In Susan Kay's 1990 novel Phantom, it is mentioned that it was a piece solely based on passion and anger, as Erik's (the Phantom) childhood gypsy captor sardonically nicknamed him "Don Juan". When Christine hears Erik playing it, he remarks, "I raped her with my music."

In Nicholas Meyer's 1993 novel The Canary Trainer, Sherlock Holmes attempts to recover the Phantom's copy of Don Juan Triumphant from beneath the Paris Opera, but is unable to locate it. He states that based on the portions he heard, it was a masterpiece, but admits that he may have got (uncharacteristically) caught up in the emotion of the moment, and that it may not have been so great after all.

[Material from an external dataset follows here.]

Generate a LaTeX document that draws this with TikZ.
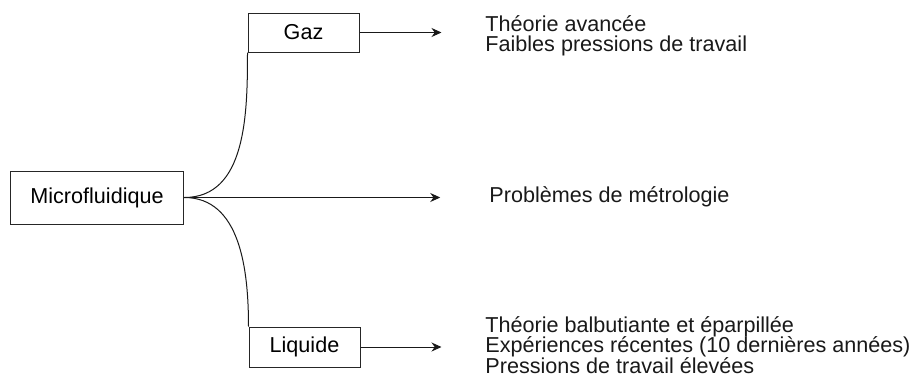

In Frederick Forsyth's 1999 novel The Phantom of Manhattan, which is a sequel to the musical, it is stated that Don Juan Triumphant was never performed again after its debut performance in the musical. During the novel, Erik composes a second play for Christine to perform, The Angel of Shiloh, about a love triangle between a Virginian plantation-owner's daughter, a deformed Connecticut officer, and a Virginian cavalryman set during the Battle of Shiloh during the American Civil War.